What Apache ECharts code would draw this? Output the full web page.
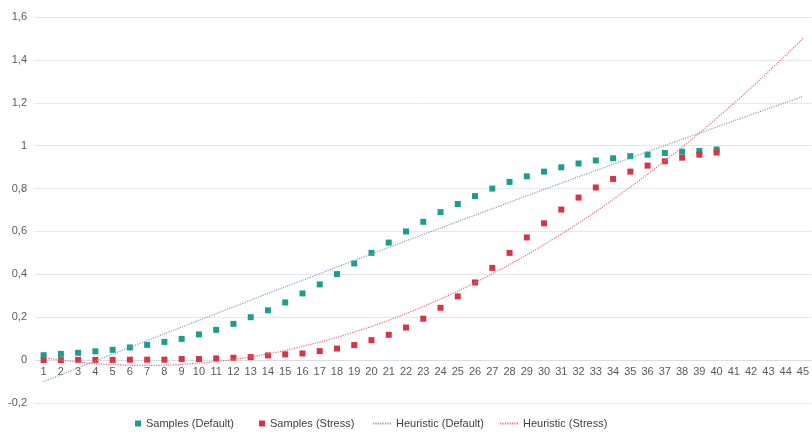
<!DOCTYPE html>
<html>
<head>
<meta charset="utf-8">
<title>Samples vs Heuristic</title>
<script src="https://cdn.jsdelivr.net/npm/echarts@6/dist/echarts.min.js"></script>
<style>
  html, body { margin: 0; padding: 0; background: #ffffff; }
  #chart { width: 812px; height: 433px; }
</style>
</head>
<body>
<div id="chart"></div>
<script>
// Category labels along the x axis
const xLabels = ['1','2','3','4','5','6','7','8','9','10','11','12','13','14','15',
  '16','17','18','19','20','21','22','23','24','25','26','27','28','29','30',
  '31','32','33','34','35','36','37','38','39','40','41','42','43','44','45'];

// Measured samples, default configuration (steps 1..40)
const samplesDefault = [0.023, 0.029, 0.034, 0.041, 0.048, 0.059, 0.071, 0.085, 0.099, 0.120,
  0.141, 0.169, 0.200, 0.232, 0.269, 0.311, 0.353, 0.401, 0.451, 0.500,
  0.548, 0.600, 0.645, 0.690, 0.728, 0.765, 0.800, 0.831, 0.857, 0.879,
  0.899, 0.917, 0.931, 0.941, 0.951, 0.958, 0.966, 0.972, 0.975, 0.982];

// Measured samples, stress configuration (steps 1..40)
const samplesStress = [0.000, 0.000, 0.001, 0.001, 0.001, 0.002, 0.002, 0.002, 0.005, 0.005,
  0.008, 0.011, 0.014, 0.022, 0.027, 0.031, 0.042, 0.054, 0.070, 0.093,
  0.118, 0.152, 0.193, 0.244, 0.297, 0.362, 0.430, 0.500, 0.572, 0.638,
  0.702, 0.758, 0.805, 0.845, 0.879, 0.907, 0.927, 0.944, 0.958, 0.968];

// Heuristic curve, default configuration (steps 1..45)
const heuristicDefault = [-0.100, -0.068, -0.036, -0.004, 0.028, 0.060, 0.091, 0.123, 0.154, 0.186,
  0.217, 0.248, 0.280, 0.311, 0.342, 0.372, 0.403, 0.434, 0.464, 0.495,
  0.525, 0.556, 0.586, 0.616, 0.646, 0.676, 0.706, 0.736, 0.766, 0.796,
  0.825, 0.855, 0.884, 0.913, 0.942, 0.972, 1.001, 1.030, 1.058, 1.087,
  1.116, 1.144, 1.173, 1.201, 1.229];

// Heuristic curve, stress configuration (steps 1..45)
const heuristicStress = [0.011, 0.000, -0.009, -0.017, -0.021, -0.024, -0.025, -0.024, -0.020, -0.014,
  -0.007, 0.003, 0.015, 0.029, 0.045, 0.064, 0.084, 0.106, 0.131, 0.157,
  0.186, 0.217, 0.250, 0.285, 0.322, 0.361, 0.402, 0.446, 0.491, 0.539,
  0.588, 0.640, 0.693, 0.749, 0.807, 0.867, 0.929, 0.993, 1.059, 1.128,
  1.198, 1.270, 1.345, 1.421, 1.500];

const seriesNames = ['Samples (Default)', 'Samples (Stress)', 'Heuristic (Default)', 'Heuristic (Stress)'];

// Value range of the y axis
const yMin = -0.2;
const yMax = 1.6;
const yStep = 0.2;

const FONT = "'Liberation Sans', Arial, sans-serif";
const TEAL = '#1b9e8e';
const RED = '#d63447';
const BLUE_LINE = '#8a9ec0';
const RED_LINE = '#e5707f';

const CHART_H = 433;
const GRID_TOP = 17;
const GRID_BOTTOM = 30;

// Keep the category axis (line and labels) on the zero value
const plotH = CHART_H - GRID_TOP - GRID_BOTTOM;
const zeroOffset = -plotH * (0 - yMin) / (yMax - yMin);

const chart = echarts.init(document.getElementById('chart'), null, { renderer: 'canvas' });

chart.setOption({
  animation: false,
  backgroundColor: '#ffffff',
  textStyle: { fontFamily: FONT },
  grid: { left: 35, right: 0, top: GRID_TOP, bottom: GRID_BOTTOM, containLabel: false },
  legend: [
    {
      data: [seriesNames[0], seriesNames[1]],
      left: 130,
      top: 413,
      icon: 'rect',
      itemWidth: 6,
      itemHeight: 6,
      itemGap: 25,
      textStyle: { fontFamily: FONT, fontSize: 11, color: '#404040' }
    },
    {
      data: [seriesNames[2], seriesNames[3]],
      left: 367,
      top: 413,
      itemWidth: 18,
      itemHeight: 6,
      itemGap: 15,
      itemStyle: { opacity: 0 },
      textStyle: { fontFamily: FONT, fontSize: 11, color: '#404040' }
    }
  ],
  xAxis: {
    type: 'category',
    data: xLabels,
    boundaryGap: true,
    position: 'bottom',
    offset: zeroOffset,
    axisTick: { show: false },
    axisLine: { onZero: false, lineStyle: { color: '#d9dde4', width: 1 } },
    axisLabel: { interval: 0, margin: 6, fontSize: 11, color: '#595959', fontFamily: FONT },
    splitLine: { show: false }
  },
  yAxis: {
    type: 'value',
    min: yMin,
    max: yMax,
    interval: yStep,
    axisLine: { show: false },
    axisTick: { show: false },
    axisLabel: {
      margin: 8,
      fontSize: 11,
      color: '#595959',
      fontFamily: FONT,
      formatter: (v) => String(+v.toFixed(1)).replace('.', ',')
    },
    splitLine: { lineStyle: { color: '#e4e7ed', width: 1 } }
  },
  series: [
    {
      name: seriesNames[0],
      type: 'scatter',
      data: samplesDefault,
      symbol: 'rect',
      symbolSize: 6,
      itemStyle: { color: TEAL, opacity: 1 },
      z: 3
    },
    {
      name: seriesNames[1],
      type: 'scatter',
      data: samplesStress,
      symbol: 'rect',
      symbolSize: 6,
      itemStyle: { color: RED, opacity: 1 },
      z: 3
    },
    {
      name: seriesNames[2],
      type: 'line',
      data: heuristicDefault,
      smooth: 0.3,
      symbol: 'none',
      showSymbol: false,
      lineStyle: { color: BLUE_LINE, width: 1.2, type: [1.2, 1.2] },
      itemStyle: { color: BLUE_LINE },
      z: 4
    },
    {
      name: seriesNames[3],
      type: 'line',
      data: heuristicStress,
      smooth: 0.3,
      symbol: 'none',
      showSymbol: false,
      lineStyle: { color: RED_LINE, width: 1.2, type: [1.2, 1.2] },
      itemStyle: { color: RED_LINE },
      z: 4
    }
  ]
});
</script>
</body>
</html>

= = = = = = =

Quote the material exactly. Pictures stay out.

_WRITTEN ANSWER_:
What Apache ECharts code would draw this? Output the full web page.
<!DOCTYPE html>
<html>
<head>
<meta charset="utf-8">
<title>Samples vs Heuristic</title>
<script src="https://cdn.jsdelivr.net/npm/echarts@6/dist/echarts.min.js"></script>
<style>
  html, body { margin: 0; padding: 0; background: #ffffff; }
  #chart { width: 812px; height: 433px; }
</style>
</head>
<body>
<div id="chart"></div>
<script>
// Category labels along the x axis
const xLabels = ['1','2','3','4','5','6','7','8','9','10','11','12','13','14','15',
  '16','17','18','19','20','21','22','23','24','25','26','27','28','29','30',
  '31','32','33','34','35','36','37','38','39','40','41','42','43','44','45'];

// Measured samples, default configuration (steps 1..40)
const samplesDefault = [0.023, 0.029, 0.034, 0.041, 0.048, 0.059, 0.071, 0.085, 0.099, 0.120,
  0.141, 0.169, 0.200, 0.232, 0.269, 0.311, 0.353, 0.401, 0.451, 0.500,
  0.548, 0.600, 0.645, 0.690, 0.728, 0.765, 0.800, 0.831, 0.857, 0.879,
  0.899, 0.917, 0.931, 0.941, 0.951, 0.958, 0.966, 0.972, 0.975, 0.982];

// Measured samples, stress configuration (steps 1..40)
const samplesStress = [0.000, 0.000, 0.001, 0.001, 0.001, 0.002, 0.002, 0.002, 0.005, 0.005,
  0.008, 0.011, 0.014, 0.022, 0.027, 0.031, 0.042, 0.054, 0.070, 0.093,
  0.118, 0.152, 0.193, 0.244, 0.297, 0.362, 0.430, 0.500, 0.572, 0.638,
  0.702, 0.758, 0.805, 0.845, 0.879, 0.907, 0.927, 0.944, 0.958, 0.968];

// Heuristic curve, default configuration (steps 1..45)
const heuristicDefault = [-0.100, -0.068, -0.036, -0.004, 0.028, 0.060, 0.091, 0.123, 0.154, 0.186,
  0.217, 0.248, 0.280, 0.311, 0.342, 0.372, 0.403, 0.434, 0.464, 0.495,
  0.525, 0.556, 0.586, 0.616, 0.646, 0.676, 0.706, 0.736, 0.766, 0.796,
  0.825, 0.855, 0.884, 0.913, 0.942, 0.972, 1.001, 1.030, 1.058, 1.087,
  1.116, 1.144, 1.173, 1.201, 1.229];

// Heuristic curve, stress configuration (steps 1..45)
const heuristicStress = [0.011, 0.000, -0.009, -0.017, -0.021, -0.024, -0.025, -0.024, -0.020, -0.014,
  -0.007, 0.003, 0.015, 0.029, 0.045, 0.064, 0.084, 0.106, 0.131, 0.157,
  0.186, 0.217, 0.250, 0.285, 0.322, 0.361, 0.402, 0.446, 0.491, 0.539,
  0.588, 0.640, 0.693, 0.749, 0.807, 0.867, 0.929, 0.993, 1.059, 1.128,
  1.198, 1.270, 1.345, 1.421, 1.500];

const seriesNames = ['Samples (Default)', 'Samples (Stress)', 'Heuristic (Default)', 'Heuristic (Stress)'];

// Value range of the y axis
const yMin = -0.2;
const yMax = 1.6;
const yStep = 0.2;

const FONT = "'Liberation Sans', Arial, sans-serif";
const TEAL = '#1b9e8e';
const RED = '#d63447';
const BLUE_LINE = '#8a9ec0';
const RED_LINE = '#e5707f';

const CHART_H = 433;
const GRID_TOP = 17;
const GRID_BOTTOM = 30;

// Keep the category axis (line and labels) on the zero value
const plotH = CHART_H - GRID_TOP - GRID_BOTTOM;
const zeroOffset = -plotH * (0 - yMin) / (yMax - yMin);

const chart = echarts.init(document.getElementById('chart'), null, { renderer: 'canvas' });

chart.setOption({
  animation: false,
  backgroundColor: '#ffffff',
  textStyle: { fontFamily: FONT },
  grid: { left: 35, right: 0, top: GRID_TOP, bottom: GRID_BOTTOM, containLabel: false },
  legend: [
    {
      data: [seriesNames[0], seriesNames[1]],
      left: 130,
      top: 413,
      icon: 'rect',
      itemWidth: 6,
      itemHeight: 6,
      itemGap: 25,
      textStyle: { fontFamily: FONT, fontSize: 11, color: '#404040' }
    },
    {
      data: [seriesNames[2], seriesNames[3]],
      left: 367,
      top: 413,
      itemWidth: 18,
      itemHeight: 6,
      itemGap: 15,
      itemStyle: { opacity: 0 },
      textStyle: { fontFamily: FONT, fontSize: 11, color: '#404040' }
    }
  ],
  xAxis: {
    type: 'category',
    data: xLabels,
    boundaryGap: true,
    position: 'bottom',
    offset: zeroOffset,
    axisTick: { show: false },
    axisLine: { onZero: false, lineStyle: { color: '#d9dde4', width: 1 } },
    axisLabel: { interval: 0, margin: 6, fontSize: 11, color: '#595959', fontFamily: FONT },
    splitLine: { show: false }
  },
  yAxis: {
    type: 'value',
    min: yMin,
    max: yMax,
    interval: yStep,
    axisLine: { show: false },
    axisTick: { show: false },
    axisLabel: {
      margin: 8,
      fontSize: 11,
      color: '#595959',
      fontFamily: FONT,
      formatter: (v) => String(+v.toFixed(1)).replace('.', ',')
    },
    splitLine: { lineStyle: { color: '#e4e7ed', width: 1 } }
  },
  series: [
    {
      name: seriesNames[0],
      type: 'scatter',
      data: samplesDefault,
      symbol: 'rect',
      symbolSize: 6,
      itemStyle: { color: TEAL, opacity: 1 },
      z: 3
    },
    {
      name: seriesNames[1],
      type: 'scatter',
      data: samplesStress,
      symbol: 'rect',
      symbolSize: 6,
      itemStyle: { color: RED, opacity: 1 },
      z: 3
    },
    {
      name: seriesNames[2],
      type: 'line',
      data: heuristicDefault,
      smooth: 0.3,
      symbol: 'none',
      showSymbol: false,
      lineStyle: { color: BLUE_LINE, width: 1.2, type: [1.2, 1.2] },
      itemStyle: { color: BLUE_LINE },
      z: 4
    },
    {
      name: seriesNames[3],
      type: 'line',
      data: heuristicStress,
      smooth: 0.3,
      symbol: 'none',
      showSymbol: false,
      lineStyle: { color: RED_LINE, width: 1.2, type: [1.2, 1.2] },
      itemStyle: { color: RED_LINE },
      z: 4
    }
  ]
});
</script>
</body>
</html>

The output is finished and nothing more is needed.